-- begin DATA SHOWN --
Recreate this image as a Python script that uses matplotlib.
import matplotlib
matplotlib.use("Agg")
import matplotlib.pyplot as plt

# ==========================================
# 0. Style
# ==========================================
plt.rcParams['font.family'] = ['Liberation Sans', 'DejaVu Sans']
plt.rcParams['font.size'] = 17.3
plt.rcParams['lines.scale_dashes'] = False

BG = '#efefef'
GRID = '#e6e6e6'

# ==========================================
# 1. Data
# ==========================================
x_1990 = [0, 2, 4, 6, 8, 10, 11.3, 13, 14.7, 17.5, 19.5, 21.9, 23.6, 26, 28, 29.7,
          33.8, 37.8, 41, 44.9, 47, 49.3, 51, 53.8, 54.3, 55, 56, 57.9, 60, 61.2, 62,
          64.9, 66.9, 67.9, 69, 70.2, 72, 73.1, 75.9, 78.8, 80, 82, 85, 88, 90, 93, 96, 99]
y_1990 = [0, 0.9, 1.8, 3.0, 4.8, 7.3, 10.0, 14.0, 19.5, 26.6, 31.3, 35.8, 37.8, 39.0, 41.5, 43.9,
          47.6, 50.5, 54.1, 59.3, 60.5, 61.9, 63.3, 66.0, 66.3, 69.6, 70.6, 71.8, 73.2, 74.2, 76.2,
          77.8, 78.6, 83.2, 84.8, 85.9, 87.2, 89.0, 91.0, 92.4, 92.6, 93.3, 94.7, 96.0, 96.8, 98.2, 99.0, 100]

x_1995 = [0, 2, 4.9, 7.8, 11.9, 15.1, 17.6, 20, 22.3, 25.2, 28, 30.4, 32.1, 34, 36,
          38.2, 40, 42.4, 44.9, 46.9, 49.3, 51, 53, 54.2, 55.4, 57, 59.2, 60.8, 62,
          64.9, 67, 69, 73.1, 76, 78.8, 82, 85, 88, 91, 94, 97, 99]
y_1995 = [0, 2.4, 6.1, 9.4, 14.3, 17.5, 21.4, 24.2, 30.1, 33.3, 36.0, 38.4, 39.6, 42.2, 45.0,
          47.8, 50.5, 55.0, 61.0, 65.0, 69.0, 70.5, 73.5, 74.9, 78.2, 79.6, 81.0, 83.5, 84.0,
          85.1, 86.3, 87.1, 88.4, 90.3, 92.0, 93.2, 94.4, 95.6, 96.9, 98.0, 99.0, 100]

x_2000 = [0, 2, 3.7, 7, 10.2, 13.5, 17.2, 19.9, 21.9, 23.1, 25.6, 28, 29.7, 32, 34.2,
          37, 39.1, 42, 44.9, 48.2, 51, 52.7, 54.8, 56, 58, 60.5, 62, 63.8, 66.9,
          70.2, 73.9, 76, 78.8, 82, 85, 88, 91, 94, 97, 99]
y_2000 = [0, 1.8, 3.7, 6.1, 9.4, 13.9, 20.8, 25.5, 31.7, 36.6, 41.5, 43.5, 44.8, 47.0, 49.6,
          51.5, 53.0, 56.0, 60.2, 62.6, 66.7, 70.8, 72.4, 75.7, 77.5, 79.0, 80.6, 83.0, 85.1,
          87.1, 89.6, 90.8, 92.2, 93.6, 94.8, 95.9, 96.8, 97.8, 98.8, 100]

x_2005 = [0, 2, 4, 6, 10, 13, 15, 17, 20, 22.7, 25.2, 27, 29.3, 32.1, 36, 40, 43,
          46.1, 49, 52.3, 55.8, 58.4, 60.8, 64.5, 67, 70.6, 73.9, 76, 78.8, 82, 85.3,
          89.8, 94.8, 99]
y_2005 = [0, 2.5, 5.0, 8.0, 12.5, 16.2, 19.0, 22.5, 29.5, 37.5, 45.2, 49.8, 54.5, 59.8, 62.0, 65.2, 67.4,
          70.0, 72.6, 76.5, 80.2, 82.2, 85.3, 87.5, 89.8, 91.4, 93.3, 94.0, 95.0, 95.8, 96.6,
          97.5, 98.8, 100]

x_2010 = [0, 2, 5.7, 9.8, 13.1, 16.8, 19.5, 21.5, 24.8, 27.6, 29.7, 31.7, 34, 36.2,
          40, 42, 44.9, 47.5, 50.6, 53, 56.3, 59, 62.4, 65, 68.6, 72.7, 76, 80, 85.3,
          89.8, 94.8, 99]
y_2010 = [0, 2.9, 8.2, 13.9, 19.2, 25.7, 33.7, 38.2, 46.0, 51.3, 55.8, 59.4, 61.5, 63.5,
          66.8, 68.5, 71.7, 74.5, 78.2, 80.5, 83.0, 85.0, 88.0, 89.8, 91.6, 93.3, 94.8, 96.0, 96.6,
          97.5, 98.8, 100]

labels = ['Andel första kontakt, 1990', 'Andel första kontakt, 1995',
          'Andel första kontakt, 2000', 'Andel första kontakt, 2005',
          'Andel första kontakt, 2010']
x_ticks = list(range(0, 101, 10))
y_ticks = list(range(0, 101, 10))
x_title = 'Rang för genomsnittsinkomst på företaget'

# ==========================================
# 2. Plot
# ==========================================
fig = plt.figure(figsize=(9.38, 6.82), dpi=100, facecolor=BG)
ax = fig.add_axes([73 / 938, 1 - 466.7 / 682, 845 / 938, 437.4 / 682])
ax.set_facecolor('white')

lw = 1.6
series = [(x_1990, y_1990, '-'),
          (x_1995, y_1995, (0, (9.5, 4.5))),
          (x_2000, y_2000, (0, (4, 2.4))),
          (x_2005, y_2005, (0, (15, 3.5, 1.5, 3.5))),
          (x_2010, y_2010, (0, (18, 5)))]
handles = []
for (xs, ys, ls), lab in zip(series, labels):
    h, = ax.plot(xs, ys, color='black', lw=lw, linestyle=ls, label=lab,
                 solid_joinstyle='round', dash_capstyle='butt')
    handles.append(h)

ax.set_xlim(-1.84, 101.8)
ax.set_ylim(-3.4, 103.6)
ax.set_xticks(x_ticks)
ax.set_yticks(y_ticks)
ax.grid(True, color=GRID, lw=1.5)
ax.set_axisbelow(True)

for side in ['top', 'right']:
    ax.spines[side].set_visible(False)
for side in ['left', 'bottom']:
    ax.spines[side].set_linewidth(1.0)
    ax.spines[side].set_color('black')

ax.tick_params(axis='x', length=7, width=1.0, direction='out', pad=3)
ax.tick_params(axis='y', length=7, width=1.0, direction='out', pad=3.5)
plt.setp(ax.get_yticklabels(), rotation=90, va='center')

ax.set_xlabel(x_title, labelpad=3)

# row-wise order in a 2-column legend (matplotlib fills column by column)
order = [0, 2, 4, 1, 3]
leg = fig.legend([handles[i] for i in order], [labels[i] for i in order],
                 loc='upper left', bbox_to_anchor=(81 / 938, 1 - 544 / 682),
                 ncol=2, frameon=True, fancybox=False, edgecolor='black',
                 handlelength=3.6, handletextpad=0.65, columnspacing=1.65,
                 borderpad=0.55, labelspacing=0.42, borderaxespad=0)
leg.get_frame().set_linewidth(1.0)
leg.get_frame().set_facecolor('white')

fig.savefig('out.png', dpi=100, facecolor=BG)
-- end DATA SHOWN --
## PROBLEM REQUIREMENTS
Go through the listing and print each line exactly as it appears.

## SOLUTION
Recreate this image as a Python script that uses matplotlib.
import matplotlib
matplotlib.use("Agg")
import matplotlib.pyplot as plt

# ==========================================
# 0. Style
# ==========================================
plt.rcParams['font.family'] = ['Liberation Sans', 'DejaVu Sans']
plt.rcParams['font.size'] = 17.3
plt.rcParams['lines.scale_dashes'] = False

BG = '#efefef'
GRID = '#e6e6e6'

# ==========================================
# 1. Data
# ==========================================
x_1990 = [0, 2, 4, 6, 8, 10, 11.3, 13, 14.7, 17.5, 19.5, 21.9, 23.6, 26, 28, 29.7,
          33.8, 37.8, 41, 44.9, 47, 49.3, 51, 53.8, 54.3, 55, 56, 57.9, 60, 61.2, 62,
          64.9, 66.9, 67.9, 69, 70.2, 72, 73.1, 75.9, 78.8, 80, 82, 85, 88, 90, 93, 96, 99]
y_1990 = [0, 0.9, 1.8, 3.0, 4.8, 7.3, 10.0, 14.0, 19.5, 26.6, 31.3, 35.8, 37.8, 39.0, 41.5, 43.9,
          47.6, 50.5, 54.1, 59.3, 60.5, 61.9, 63.3, 66.0, 66.3, 69.6, 70.6, 71.8, 73.2, 74.2, 76.2,
          77.8, 78.6, 83.2, 84.8, 85.9, 87.2, 89.0, 91.0, 92.4, 92.6, 93.3, 94.7, 96.0, 96.8, 98.2, 99.0, 100]

x_1995 = [0, 2, 4.9, 7.8, 11.9, 15.1, 17.6, 20, 22.3, 25.2, 28, 30.4, 32.1, 34, 36,
          38.2, 40, 42.4, 44.9, 46.9, 49.3, 51, 53, 54.2, 55.4, 57, 59.2, 60.8, 62,
          64.9, 67, 69, 73.1, 76, 78.8, 82, 85, 88, 91, 94, 97, 99]
y_1995 = [0, 2.4, 6.1, 9.4, 14.3, 17.5, 21.4, 24.2, 30.1, 33.3, 36.0, 38.4, 39.6, 42.2, 45.0,
          47.8, 50.5, 55.0, 61.0, 65.0, 69.0, 70.5, 73.5, 74.9, 78.2, 79.6, 81.0, 83.5, 84.0,
          85.1, 86.3, 87.1, 88.4, 90.3, 92.0, 93.2, 94.4, 95.6, 96.9, 98.0, 99.0, 100]

x_2000 = [0, 2, 3.7, 7, 10.2, 13.5, 17.2, 19.9, 21.9, 23.1, 25.6, 28, 29.7, 32, 34.2,
          37, 39.1, 42, 44.9, 48.2, 51, 52.7, 54.8, 56, 58, 60.5, 62, 63.8, 66.9,
          70.2, 73.9, 76, 78.8, 82, 85, 88, 91, 94, 97, 99]
y_2000 = [0, 1.8, 3.7, 6.1, 9.4, 13.9, 20.8, 25.5, 31.7, 36.6, 41.5, 43.5, 44.8, 47.0, 49.6,
          51.5, 53.0, 56.0, 60.2, 62.6, 66.7, 70.8, 72.4, 75.7, 77.5, 79.0, 80.6, 83.0, 85.1,
          87.1, 89.6, 90.8, 92.2, 93.6, 94.8, 95.9, 96.8, 97.8, 98.8, 100]

x_2005 = [0, 2, 4, 6, 10, 13, 15, 17, 20, 22.7, 25.2, 27, 29.3, 32.1, 36, 40, 43,
          46.1, 49, 52.3, 55.8, 58.4, 60.8, 64.5, 67, 70.6, 73.9, 76, 78.8, 82, 85.3,
          89.8, 94.8, 99]
y_2005 = [0, 2.5, 5.0, 8.0, 12.5, 16.2, 19.0, 22.5, 29.5, 37.5, 45.2, 49.8, 54.5, 59.8, 62.0, 65.2, 67.4,
          70.0, 72.6, 76.5, 80.2, 82.2, 85.3, 87.5, 89.8, 91.4, 93.3, 94.0, 95.0, 95.8, 96.6,
          97.5, 98.8, 100]

x_2010 = [0, 2, 5.7, 9.8, 13.1, 16.8, 19.5, 21.5, 24.8, 27.6, 29.7, 31.7, 34, 36.2,
          40, 42, 44.9, 47.5, 50.6, 53, 56.3, 59, 62.4, 65, 68.6, 72.7, 76, 80, 85.3,
          89.8, 94.8, 99]
y_2010 = [0, 2.9, 8.2, 13.9, 19.2, 25.7, 33.7, 38.2, 46.0, 51.3, 55.8, 59.4, 61.5, 63.5,
          66.8, 68.5, 71.7, 74.5, 78.2, 80.5, 83.0, 85.0, 88.0, 89.8, 91.6, 93.3, 94.8, 96.0, 96.6,
          97.5, 98.8, 100]

labels = ['Andel första kontakt, 1990', 'Andel första kontakt, 1995',
          'Andel första kontakt, 2000', 'Andel första kontakt, 2005',
          'Andel första kontakt, 2010']
x_ticks = list(range(0, 101, 10))
y_ticks = list(range(0, 101, 10))
x_title = 'Rang för genomsnittsinkomst på företaget'

# ==========================================
# 2. Plot
# ==========================================
fig = plt.figure(figsize=(9.38, 6.82), dpi=100, facecolor=BG)
ax = fig.add_axes([73 / 938, 1 - 466.7 / 682, 845 / 938, 437.4 / 682])
ax.set_facecolor('white')

lw = 1.6
series = [(x_1990, y_1990, '-'),
          (x_1995, y_1995, (0, (9.5, 4.5))),
          (x_2000, y_2000, (0, (4, 2.4))),
          (x_2005, y_2005, (0, (15, 3.5, 1.5, 3.5))),
          (x_2010, y_2010, (0, (18, 5)))]
handles = []
for (xs, ys, ls), lab in zip(series, labels):
    h, = ax.plot(xs, ys, color='black', lw=lw, linestyle=ls, label=lab,
                 solid_joinstyle='round', dash_capstyle='butt')
    handles.append(h)

ax.set_xlim(-1.84, 101.8)
ax.set_ylim(-3.4, 103.6)
ax.set_xticks(x_ticks)
ax.set_yticks(y_ticks)
ax.grid(True, color=GRID, lw=1.5)
ax.set_axisbelow(True)

for side in ['top', 'right']:
    ax.spines[side].set_visible(False)
for side in ['left', 'bottom']:
    ax.spines[side].set_linewidth(1.0)
    ax.spines[side].set_color('black')

ax.tick_params(axis='x', length=7, width=1.0, direction='out', pad=3)
ax.tick_params(axis='y', length=7, width=1.0, direction='out', pad=3.5)
plt.setp(ax.get_yticklabels(), rotation=90, va='center')

ax.set_xlabel(x_title, labelpad=3)

# row-wise order in a 2-column legend (matplotlib fills column by column)
order = [0, 2, 4, 1, 3]
leg = fig.legend([handles[i] for i in order], [labels[i] for i in order],
                 loc='upper left', bbox_to_anchor=(81 / 938, 1 - 544 / 682),
                 ncol=2, frameon=True, fancybox=False, edgecolor='black',
                 handlelength=3.6, handletextpad=0.65, columnspacing=1.65,
                 borderpad=0.55, labelspacing=0.42, borderaxespad=0)
leg.get_frame().set_linewidth(1.0)
leg.get_frame().set_facecolor('white')

fig.savefig('out.png', dpi=100, facecolor=BG)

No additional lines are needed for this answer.